Search code examples
apache-sparkpysparkcross-validationapache-spark-ml

Does SparkML Cross Validation Only Work With a "label" Column?


When I am running the cross validation example with a dataset that has the label in a column not named "label" I am observing an IllegalArgumentException on Spark 3.1.1. Why?

The below code has been modified to rename "label" column into "target" and the labelCol has been set to "target" for the regression model. This code is causing the exception, while leaving everything at "label" works fine.

from pyspark.ml import Pipeline
from pyspark.ml.classification import LogisticRegression
from pyspark.ml.evaluation import BinaryClassificationEvaluator
from pyspark.ml.feature import HashingTF, Tokenizer
from pyspark.ml.tuning import CrossValidator, ParamGridBuilder

training = spark.createDataFrame([
    (0, "a b c d e spark", 1.0),
    (1, "b d", 0.0),
    (2, "spark f g h", 1.0),
    (3, "hadoop mapreduce", 0.0),
    (4, "b spark who", 1.0),
    (5, "g d a y", 0.0),
    (6, "spark fly", 1.0),
    (7, "was mapreduce", 0.0),
    (8, "e spark program", 1.0),
    (9, "a e c l", 0.0),
    (10, "spark compile", 1.0),
    (11, "hadoop software", 0.0)
], ["id", "text", "target"]) # try switching between "target" and "label"

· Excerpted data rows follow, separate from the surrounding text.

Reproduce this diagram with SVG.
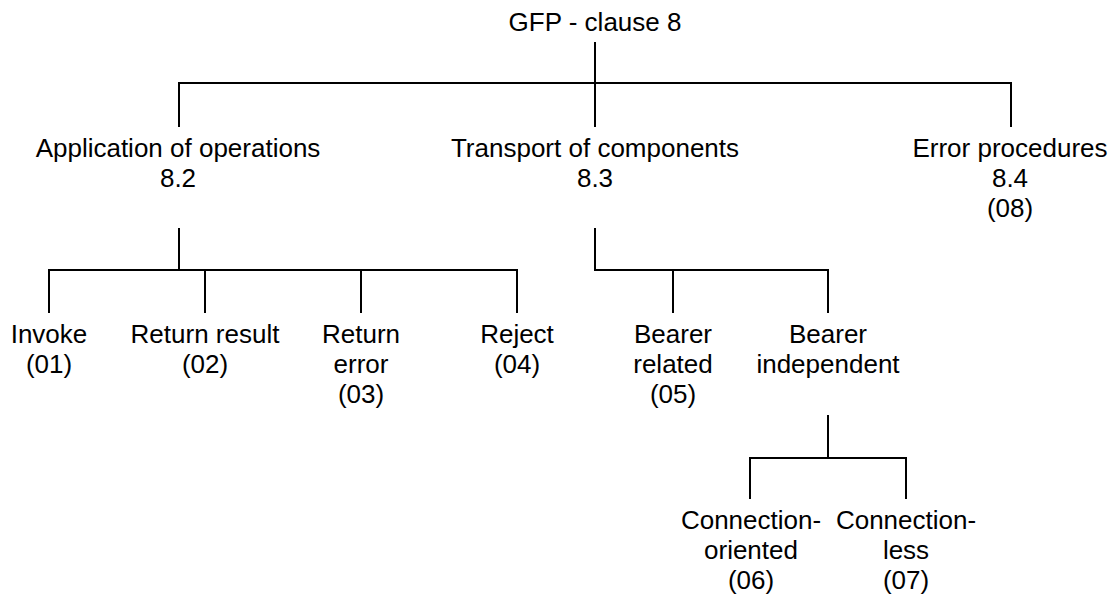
<svg xmlns="http://www.w3.org/2000/svg" width="1115" height="596" viewBox="0 0 1115 596">
<style>
text{font-family:"Liberation Sans",Arial,sans-serif;font-size:26px;fill:#000;text-anchor:middle}
.c{stroke:#000;stroke-width:2;fill:none}
</style>
<rect width="1115" height="596" fill="#fff"/>
<g id="connectors" class="c">
<path d="M595,42V127M179,127V83H1011V127"/>
<path d="M179,228V270M49,313V270H517V313M205,270V313M361,270V313"/>
<path d="M595,228V270H828V313M673,270V313"/>
<path d="M828,415V458M750,499V458H906V499"/>
</g>
<g id="root"><text x="595" y="31">GFP - clause 8</text></g>
<g id="app"><text x="178" y="157">Application of operations</text><text x="178" y="187">8.2</text></g>
<g id="transport"><text x="595" y="157">Transport of components</text><text x="595" y="187">8.3</text></g>
<g id="error"><text x="1010" y="157">Error procedures</text><text x="1010" y="187">8.4</text><text x="1010" y="217">(08)</text></g>
<g id="invoke"><text x="49" y="343">Invoke</text><text x="49" y="373">(01)</text></g>
<g id="rr"><text x="205" y="343">Return result</text><text x="205" y="373">(02)</text></g>
<g id="re"><text x="361" y="343">Return</text><text x="361" y="373">error</text><text x="361" y="403">(03)</text></g>
<g id="reject"><text x="517" y="343">Reject</text><text x="517" y="373">(04)</text></g>
<g id="br"><text x="673" y="343">Bearer</text><text x="673" y="373">related</text><text x="673" y="403">(05)</text></g>
<g id="bi"><text x="828" y="343">Bearer</text><text x="828" y="373">independent</text></g>
<g id="co"><text x="751" y="529">Connection-</text><text x="751" y="559">oriented</text><text x="751" y="589">(06)</text></g>
<g id="cl"><text x="906" y="529">Connection-</text><text x="906" y="559">less</text><text x="906" y="589">(07)</text></g>
</svg>
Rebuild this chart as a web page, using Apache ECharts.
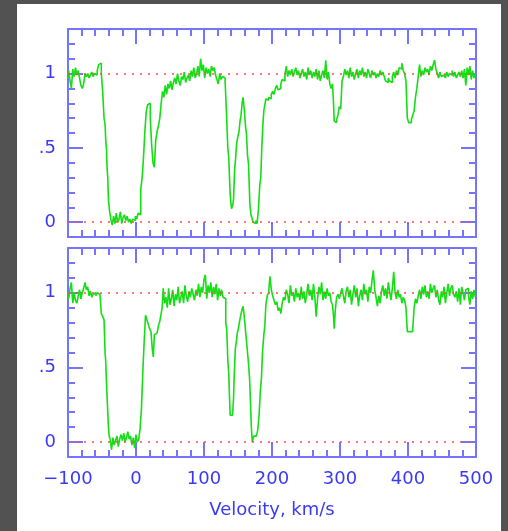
<!DOCTYPE html>
<html>
<head>
<meta charset="utf-8">
<script src="https://cdn.jsdelivr.net/npm/echarts@6/dist/echarts.min.js"></script>
<style>
html,body{margin:0;padding:0;background:#525252;}
#chart{width:508px;height:531px;}
</style>
</head>
<body>
<div id="chart"></div>
<script>
// ---------- DATA ----------
const velTop = [-100,-98,-96,-94,-92,-90,-88,-86,-84,-82,-80,-78,-76,-74,-72,-70,-68,-66,-64,-62,-60,-58,-56,-54,-52,-50,-48,-46,-45,-44,-43,-42,-41,-40,-38,-36,-34,-32,-30,-28,-26,-24,-22,-20,-18,-16,-14,-12,-10,-8,-6,-4,-2,0,2,4,6,8,10,12,14,16,18,20,22,24,26,28,30,32,34,36,38,40,42,44,46,48,50,52,54,56,58,60,62,64,66,68,70,72,74,76,78,80,82,84,86,88,90,92,94,96,98,100,102,104,106,108,110,112,114,116,118,120,122,124,126,128,130,132,134,136,137,138,139,140,141,142,143,144,146,147,149,151,152,154,155,157,158,160,162,163,165,166,167,168,170,171,173,175,177,179,181,183,184,186,187,189,190,192,194,196,198,200,202,204,206,208,210,212,214,216,218,220,222,224,226,228,230,232,234,236,238,240,242,244,246,248,250,252,254,256,258,260,262,264,266,268,270,272,274,276,278,280,282,284,286,288,290,291,292,294,296,298,300,302,304,306,308,310,312,314,316,318,320,322,324,326,328,330,332,334,336,338,340,342,344,346,348,350,352,354,356,358,360,362,364,366,368,370,372,374,376,378,380,382,384,386,388,390,392,394,396,398,400,402,404,406,408,410,412,414,416,418,420,422,424,426,428,430,432,434,436,438,440,442,444,446,448,450,452,454,456,458,460,462,464,466,468,470,472,474,476,478,480,482,484,486,488,490,492,494,496,498,500];
const fluxTop = [0.97,1.02,0.95,0.90,1.03,0.98,1.04,0.99,1.02,0.97,0.92,0.90,0.93,1.00,0.98,1.00,0.97,0.99,1.01,0.98,1.00,0.99,1.02,1.06,1.07,1.00,0.88,0.70,0.66,0.55,0.50,0.36,0.30,0.15,0.08,0.02,-0.02,0.04,-0.01,0.06,0.00,0.02,0.07,-0.01,0.03,0.05,0.01,0.04,0.00,0.02,-0.01,0.02,0.01,0.04,0.02,0.06,0.05,0.22,0.30,0.43,0.61,0.74,0.79,0.80,0.70,0.52,0.40,0.37,0.55,0.61,0.65,0.70,0.80,0.88,0.84,0.92,0.86,0.93,0.90,0.95,0.89,0.94,0.97,0.93,1.00,0.95,0.92,0.98,0.96,1.01,0.94,0.97,0.99,0.95,1.02,0.98,1.04,0.97,1.00,1.05,0.98,1.10,1.02,1.06,0.97,1.04,1.00,1.03,0.98,1.05,1.02,1.04,0.99,0.96,0.93,1.00,0.96,0.98,0.97,0.95,0.74,0.50,0.43,0.30,0.19,0.13,0.09,0.08,0.12,0.16,0.35,0.43,0.53,0.58,0.61,0.68,0.72,0.80,0.84,0.77,0.65,0.59,0.45,0.39,0.25,0.12,0.05,0.03,0.00,-0.01,0.01,-0.01,0.08,0.25,0.30,0.50,0.65,0.75,0.79,0.83,0.82,0.84,0.83,0.86,0.88,0.86,0.90,0.92,0.89,0.90,0.93,0.96,0.95,0.99,1.05,0.98,1.02,0.99,1.03,0.98,1.01,1.04,0.99,1.02,0.97,1.00,1.03,0.98,1.01,0.96,1.04,0.99,1.02,0.97,1.01,0.98,1.03,0.96,1.02,0.95,0.99,1.02,0.97,1.09,0.96,1.01,0.93,0.90,0.93,0.80,0.68,0.67,0.69,0.72,0.78,0.76,0.95,0.98,1.03,0.99,1.02,0.97,1.04,0.98,1.01,0.96,1.00,1.03,0.97,1.02,0.99,1.04,0.98,1.01,0.97,1.03,1.00,0.97,1.02,0.99,1.01,0.97,1.00,0.98,1.02,0.99,1.01,0.98,0.95,0.94,0.97,0.95,0.94,0.98,1.01,0.97,1.02,0.99,1.04,1.03,1.07,1.02,1.00,0.95,0.70,0.67,0.67,0.69,0.72,0.75,0.84,0.90,0.98,1.06,0.98,1.02,0.99,1.04,1.01,1.03,0.99,1.05,1.02,1.06,1.09,1.03,1.00,0.97,1.01,0.98,0.99,1.00,0.97,1.01,0.98,1.00,0.99,1.02,0.98,1.01,0.97,0.99,1.01,0.98,1.02,0.97,1.03,0.92,1.04,0.99,1.05,0.96,1.02,0.97,1.00];

const velBottom = [-100,-98,-96,-94,-92,-90,-88,-86,-84,-82,-80,-78,-76,-74,-72,-70,-68,-66,-64,-62,-60,-58,-56,-54,-52,-50,-48,-46,-45,-44,-43,-42,-41,-40,-39,-37,-35,-33,-31,-29,-27,-25,-23,-21,-19,-17,-15,-13,-11,-9,-7,-5,-3,-1,1,3,5,7,9,11,13,15,17,19,21,23,25,26,28,30,32,34,36,38,39,41,43,45,47,49,51,53,55,57,59,61,63,65,67,69,71,73,75,77,79,81,83,85,87,89,91,93,95,97,99,101,103,105,107,109,111,113,115,117,119,121,123,125,127,129,131,133,134,136,137,138,139,141,143,144,145,147,148,150,151,153,155,157,158,160,162,164,166,168,169,170,172,174,176,178,180,182,184,185,187,189,190,192,194,196,198,200,202,204,206,208,210,212,214,216,218,220,222,224,226,228,230,232,234,236,238,240,242,244,246,248,250,252,254,256,258,260,262,264,266,268,270,272,274,276,278,280,282,284,286,288,290,291,292,294,296,298,300,302,304,306,308,310,312,314,316,318,320,322,324,326,328,330,332,334,336,338,340,342,344,346,348,350,352,354,356,358,360,362,364,366,368,370,372,374,376,378,380,382,384,386,388,390,392,394,396,398,400,402,404,406,408,410,412,414,416,418,420,422,424,426,428,430,432,434,436,438,440,442,444,446,448,450,452,454,456,458,460,462,464,466,468,470,472,474,476,478,480,482,484,486,488,490,492,494,496,498,500];
const fluxBottom = [1.00,0.96,1.03,1.07,0.93,1.00,0.95,0.93,0.98,1.02,0.96,1.00,1.03,1.07,1.02,1.04,0.98,1.01,0.97,0.99,1.00,0.98,1.00,0.99,1.00,0.86,0.84,0.82,0.60,0.54,0.41,0.30,0.20,0.10,0.04,0.02,-0.05,0.03,-0.02,0.01,0.04,-0.03,0.02,0.05,0.01,0.06,0.00,0.03,0.07,0.02,0.04,-0.02,0.03,-0.04,0.05,0.00,0.02,0.09,0.22,0.47,0.67,0.85,0.82,0.79,0.76,0.74,0.62,0.57,0.72,0.73,0.74,0.78,0.81,0.86,0.90,1.03,0.93,0.97,0.90,1.03,0.92,0.96,1.02,0.91,0.99,0.95,1.04,0.93,0.97,1.01,0.93,1.05,0.98,0.94,1.01,0.97,1.03,0.99,0.95,1.02,0.98,1.06,0.97,1.04,1.00,1.09,1.12,0.96,1.05,1.00,1.07,0.97,1.04,0.99,1.06,0.95,1.03,0.98,1.02,0.97,0.96,0.80,0.75,0.55,0.45,0.30,0.18,0.18,0.18,0.30,0.45,0.62,0.67,0.73,0.76,0.80,0.85,0.89,0.91,0.85,0.75,0.65,0.55,0.43,0.25,0.11,0.00,0.04,0.04,0.05,0.08,0.18,0.35,0.43,0.60,0.72,0.78,0.92,0.98,1.00,1.11,1.02,0.98,0.95,0.92,0.94,0.88,0.90,0.86,0.93,0.97,0.95,1.02,0.99,0.93,1.05,0.98,1.00,0.94,1.03,0.97,1.00,0.95,1.04,0.96,1.01,0.93,0.99,1.06,0.98,1.02,0.95,1.06,0.97,0.84,0.96,1.04,0.99,1.07,0.95,1.01,0.96,1.03,0.98,1.00,0.94,0.92,0.84,0.76,0.88,0.97,0.99,0.96,1.00,1.03,0.98,0.93,1.01,1.04,0.97,1.02,0.92,0.99,1.05,0.97,1.03,0.91,0.98,1.02,0.95,1.06,0.99,1.02,0.94,1.04,1.00,1.08,1.15,1.02,0.97,0.91,0.98,0.93,1.01,1.05,0.98,1.03,0.96,1.07,1.01,0.95,1.03,1.14,1.00,0.96,1.02,0.97,0.99,0.93,0.97,0.95,0.90,0.74,0.74,0.75,0.74,0.76,0.90,0.96,0.93,0.98,1.02,0.96,1.04,0.99,1.05,0.97,1.01,0.96,1.06,1.00,1.03,1.05,0.97,1.02,0.95,0.92,1.01,0.97,1.04,0.93,1.00,1.06,0.98,1.03,1.05,0.99,0.97,1.01,0.94,1.03,0.92,1.04,1.00,0.95,1.02,1.03,0.98,0.92,1.01,0.96,1.02,0.97];

const xMajorTicks = [-100, 0, 100, 200, 300, 400, 500];
const xLabelText = ['\u2212100', '0', '100', '200', '300', '400', '500'];
const yMajorTicks = [0, 0.5, 1];
const yLabelText = ['0', '.5', '1'];
const refLevels = [0, 1];
const xTitle = 'Velocity, km/s';

// ---------- STYLE ----------
const AX = '#7474ff';
const LBL = '#3a3af2';
const FONT = 'DejaVu Sans';
const FS = 18;

const chart = echarts.init(document.getElementById('chart'), null, {renderer: 'canvas'});

const grids = [
  {left: 68, top: 29, width: 408, height: 208},
  {left: 68, top: 248, width: 408, height: 209}
];

const xAxes = [];
const yAxes = [];
const series = [];

function xFmt(v) {
  const i = xMajorTicks.indexOf(Math.round(v));
  return (i >= 0 && Math.abs(v - Math.round(v)) < 1e-6) ? xLabelText[i] : '';
}
function yFmt(v) {
  for (let i = 0; i < yMajorTicks.length; i++) {
    if (Math.abs(v - yMajorTicks[i]) < 1e-6) return yLabelText[i];
  }
  return '';
}

const panels = [[velTop, fluxTop], [velBottom, fluxBottom]];

panels.forEach((pd, p) => {
  const isBottom = p === 1;
  xAxes.push({
    gridIndex: p, type: 'value', min: -100, max: 500, interval: 20, position: 'bottom',
    axisLine: {show: true, onZero: false, lineStyle: {color: AX, width: 2}},
    axisTick: {show: true, inside: true, length: 7, lineStyle: {color: AX, width: 2}},
    axisLabel: {show: isBottom, customValues: xMajorTicks, formatter: xFmt, color: LBL, fontSize: FS, fontFamily: FONT, margin: 13},
    splitLine: {show: false},
    name: isBottom ? xTitle : '', nameLocation: 'middle', nameGap: 44,
    nameTextStyle: {color: LBL, fontSize: FS, fontFamily: FONT}
  });
  xAxes.push({
    gridIndex: p, type: 'value', min: -100, max: 500, interval: 20, position: 'top',
    axisLine: {show: true, onZero: false, lineStyle: {color: AX, width: 2}},
    axisTick: {show: true, inside: true, length: 7, lineStyle: {color: AX, width: 2}},
    axisLabel: {show: false}, splitLine: {show: false}
  });
  xAxes.push({
    gridIndex: p, type: 'value', min: -100, max: 500, interval: 100, position: 'bottom',
    axisLine: {show: false, onZero: false},
    axisTick: {show: true, inside: true, length: 15, lineStyle: {color: AX, width: 2}},
    axisLabel: {show: false}, splitLine: {show: false}
  });
  xAxes.push({
    gridIndex: p, type: 'value', min: -100, max: 500, interval: 100, position: 'top',
    axisLine: {show: false, onZero: false},
    axisTick: {show: true, inside: true, length: 15, lineStyle: {color: AX, width: 2}},
    axisLabel: {show: false}, splitLine: {show: false}
  });

  yAxes.push({
    gridIndex: p, type: 'value', min: -0.1, max: 1.3, interval: 0.1, position: 'left',
    axisLine: {show: true, onZero: false, lineStyle: {color: AX, width: 2}},
    axisTick: {show: true, inside: true, length: 7, lineStyle: {color: AX, width: 2}},
    axisLabel: {show: true, customValues: yMajorTicks, formatter: yFmt, color: LBL, fontSize: FS, fontFamily: FONT, margin: 12},
    splitLine: {show: false}
  });
  yAxes.push({
    gridIndex: p, type: 'value', min: -0.1, max: 1.3, interval: 0.1, position: 'right',
    axisLine: {show: true, onZero: false, lineStyle: {color: AX, width: 2}},
    axisTick: {show: true, inside: true, length: 7, lineStyle: {color: AX, width: 2}},
    axisLabel: {show: false}, splitLine: {show: false}
  });
  yAxes.push({
    gridIndex: p, type: 'value', min: -0.1, max: 1.3, position: 'left',
    axisLine: {show: false, onZero: false},
    axisTick: {show: true, inside: true, length: 15, customValues: yMajorTicks, lineStyle: {color: AX, width: 2}},
    axisLabel: {show: false}, splitLine: {show: false}
  });
  yAxes.push({
    gridIndex: p, type: 'value', min: -0.1, max: 1.3, position: 'right',
    axisLine: {show: false, onZero: false},
    axisTick: {show: true, inside: true, length: 15, customValues: yMajorTicks, lineStyle: {color: AX, width: 2}},
    axisLabel: {show: false}, splitLine: {show: false}
  });

  series.push({
    type: 'line',
    xAxisIndex: p * 4, yAxisIndex: p * 4,
    data: pd[0].map((v, i) => [v, pd[1][i]]),
    step: 'middle',
    showSymbol: false, symbol: 'none',
    lineStyle: {color: '#14de14', width: 1.6},
    silent: true,
    clip: true,
    z: 3,
    markLine: {
      silent: true, symbol: 'none', label: {show: false},
      lineStyle: {color: '#ff4a4a', type: [2, 6], width: 1.5},
      data: refLevels.map(r => ({yAxis: r})),
      animation: false
    }
  });
});

chart.setOption({
  animation: false,
  backgroundColor: '#525252',
  graphic: [{
    type: 'rect', z: -10, silent: true,
    shape: {x: 17, y: 4, width: 484, height: 527},
    style: {fill: '#ffffff'}
  }],
  grid: grids,
  xAxis: xAxes,
  yAxis: yAxes,
  series: series
});
</script>
</body>
</html>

tokenizer = Tokenizer(inputCol="text", outputCol="words")
hashingTF = HashingTF(inputCol=tokenizer.getOutputCol(), outputCol="features")

lr = LogisticRegression(maxIter=10, labelCol="target") #try switching between "target" and "label"

pipeline = Pipeline(stages=[tokenizer, hashingTF, lr])

paramGrid = ParamGridBuilder() \
    .addGrid(hashingTF.numFeatures, [10, 100, 1000]) \
    .addGrid(lr.regParam, [0.1, 0.01]) \
    .build()

crossval = CrossValidator(estimator=pipeline,
                          estimatorParamMaps=paramGrid,
                          evaluator=BinaryClassificationEvaluator(),
                          numFolds=2)  


cvModel = crossval.fit(training)

Is that in any way expected behaviour?


Solution

  • You need to provide the label column to BinaryClassificationEvaluator too. So if you replace the line

    evaluator=BinaryClassificationEvaluator(),
    

    with

    evaluator=BinaryClassificationEvaluator(labelCol="target"),
    

    it should work fine.

    You can find the usage in the docs.